:: DATA EXTRACT
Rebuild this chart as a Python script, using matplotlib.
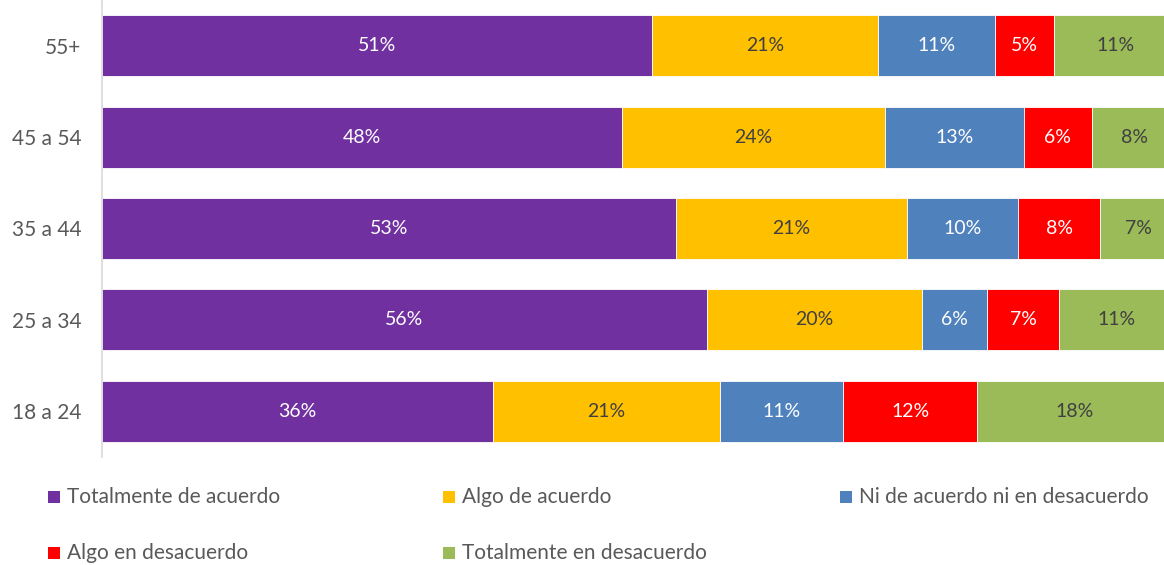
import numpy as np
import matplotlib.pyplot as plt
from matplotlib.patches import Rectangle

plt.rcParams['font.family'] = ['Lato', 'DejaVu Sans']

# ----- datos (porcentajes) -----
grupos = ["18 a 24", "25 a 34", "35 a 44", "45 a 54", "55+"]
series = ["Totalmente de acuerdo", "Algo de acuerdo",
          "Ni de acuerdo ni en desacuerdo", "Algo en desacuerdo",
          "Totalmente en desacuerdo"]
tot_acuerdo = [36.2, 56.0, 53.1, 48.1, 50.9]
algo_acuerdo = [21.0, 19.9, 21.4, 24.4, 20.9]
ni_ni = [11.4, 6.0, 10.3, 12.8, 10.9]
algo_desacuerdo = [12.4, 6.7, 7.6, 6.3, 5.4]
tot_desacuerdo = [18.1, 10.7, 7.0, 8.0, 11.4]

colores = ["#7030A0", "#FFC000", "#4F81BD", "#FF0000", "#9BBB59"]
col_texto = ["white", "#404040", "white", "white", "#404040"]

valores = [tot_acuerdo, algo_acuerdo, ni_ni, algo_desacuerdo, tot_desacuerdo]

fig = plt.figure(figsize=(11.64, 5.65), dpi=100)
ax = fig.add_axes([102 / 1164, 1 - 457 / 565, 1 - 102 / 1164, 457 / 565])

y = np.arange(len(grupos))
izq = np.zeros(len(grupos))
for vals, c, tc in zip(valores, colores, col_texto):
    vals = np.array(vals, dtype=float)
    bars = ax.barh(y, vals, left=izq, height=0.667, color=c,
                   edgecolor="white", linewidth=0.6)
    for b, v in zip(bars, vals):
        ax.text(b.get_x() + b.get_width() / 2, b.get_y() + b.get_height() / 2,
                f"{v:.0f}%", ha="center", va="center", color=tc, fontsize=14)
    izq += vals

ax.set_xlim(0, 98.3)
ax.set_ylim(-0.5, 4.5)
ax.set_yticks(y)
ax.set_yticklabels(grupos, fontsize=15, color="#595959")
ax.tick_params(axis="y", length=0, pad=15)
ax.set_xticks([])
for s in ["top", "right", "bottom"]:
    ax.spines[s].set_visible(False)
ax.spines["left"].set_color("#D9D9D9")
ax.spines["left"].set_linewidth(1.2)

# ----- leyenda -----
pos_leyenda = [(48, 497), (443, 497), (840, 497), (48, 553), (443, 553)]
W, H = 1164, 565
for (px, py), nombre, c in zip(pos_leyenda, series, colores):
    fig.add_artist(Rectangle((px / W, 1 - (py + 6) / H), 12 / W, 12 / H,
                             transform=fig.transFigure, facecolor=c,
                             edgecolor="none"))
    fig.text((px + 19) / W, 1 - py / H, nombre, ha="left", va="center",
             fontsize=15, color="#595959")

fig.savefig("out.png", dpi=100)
::::
Write out, word for word, the lines from the start of the data through the one holding "plt.rcParams['font.family'] = ['Lato', 'DejaVu". Omit pictures.

■ RESPONSE TO THIS EXERCISE:
Rebuild this chart as a Python script, using matplotlib.
import numpy as np
import matplotlib.pyplot as plt
from matplotlib.patches import Rectangle

plt.rcParams['font.family'] = ['Lato', 'DejaVu Sans']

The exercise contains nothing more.